I don’t know if I’ve been meaning to post this and to make this public, but now that I’m typing it, you may imagine that I’ve been crying and hurting and such… but here’s the thing, right now I’m in the perfect combination of exhaustion and… I don’t know, a sense of accomplishment for today – that’s the mood behind this.
And really, I’m not thinking about all the pain this caused. I surely recognized the pain that happened to me, and the pain I’ve caused others – Lord forgive me – but that’s pretty much as far as it goes. I recognized it, but I revel in the fact that even through this pain, which may not hit just as hard as that damned assault on my physical body during the first week of this month… Actually, even through ANY pain – ‘Love’ may have had its day and its way with me, and the scars are what they are, but I’ve learned, and I’ve grown, and I’ve shrunk, knowing that the love of God for me is just that much greater than the pain that I thought was overbearing.
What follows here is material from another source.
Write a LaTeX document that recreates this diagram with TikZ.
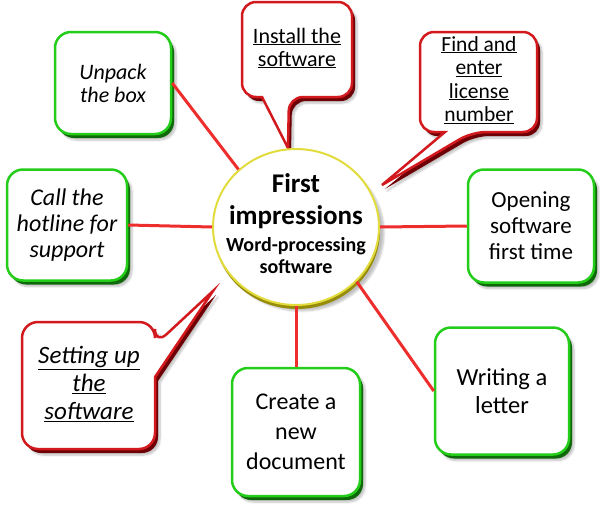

And I know I keep on saying that, but in this moment, it does help for me to latch on to the faithfulness of my God, draining myself not with tears but with these words, knowing that there’s something to be gathered out of all of this.
It’s not the end of the verse.
So can we roll tonight?
Roll through your desert,
can we start over?
I don’t know, so much buildup, and all I really want to say is that jackpot of a tweet I had a couple of weeks ago, maybe even before I got sick and all that – I simply said, God help me – I’m at a time and age where my marriage proposals are sounding less and less like ‘Will you marry me?’ and more like ‘Bear my child’.
Through all this time I’ve probably had better than all the ‘kilig’ moments, and I’ve had my humongous share of grinning like an idiot while on a conversation which I call ‘witty’ or just flat out hot and attractive, with one of the main reasons being it all just fit my narrative at the time. And when it all fell through, sure, there was pain, but isn’t there natural pain involved.. when we grow?
Now there’s a thought. It’s not that we grow from the pain of rejection, it’s that the growth from rejection is guaranteed… and sure it’ll hurt, but from a far enough perspective, the smiles will be so much sweeter than the immediate emotions.
And that more or less answers why I decided to write all this and most probably publish it with fear of discovery and possible reprisal – was that time has run its course just enough for me to view all these tragedies as adventures.
What can I say? Such is a benefit of the infinite perspective. Say what you want about Christianity – for all it’s being ridiculed for, it’s far more than religion, but a complete overhaul of our mind and soul, one that would have us not necessarily viewing pain as if we were numb it it, not downplaying how much it hurts, but rather embracing all of it, knowing we ourselves are embraced by God, guaranteed by Christ, who did not come to tell us how to get God to love us, but demonstrated that we should grasp how much God loves us.
It is as I’ve been preaching – God’s love endures forever; No beginning, no end, no limit, He loved us first, and NOTHING could ever separate us from His love.
Again, how do we know this? It’s through Christ. His birth, death, resurrection, and ascension cries out – we are loved, loved, loved!
His power is made perfect in my weakness.
His love is made known in my scars.
And speaking of scars I’m reminded of Keanu Reeves as Shane Falco in The Replacements:
‘Pain heals. Chicks dig scars. Glory lasts forever.’
I think I’ll stick with that to end this for now.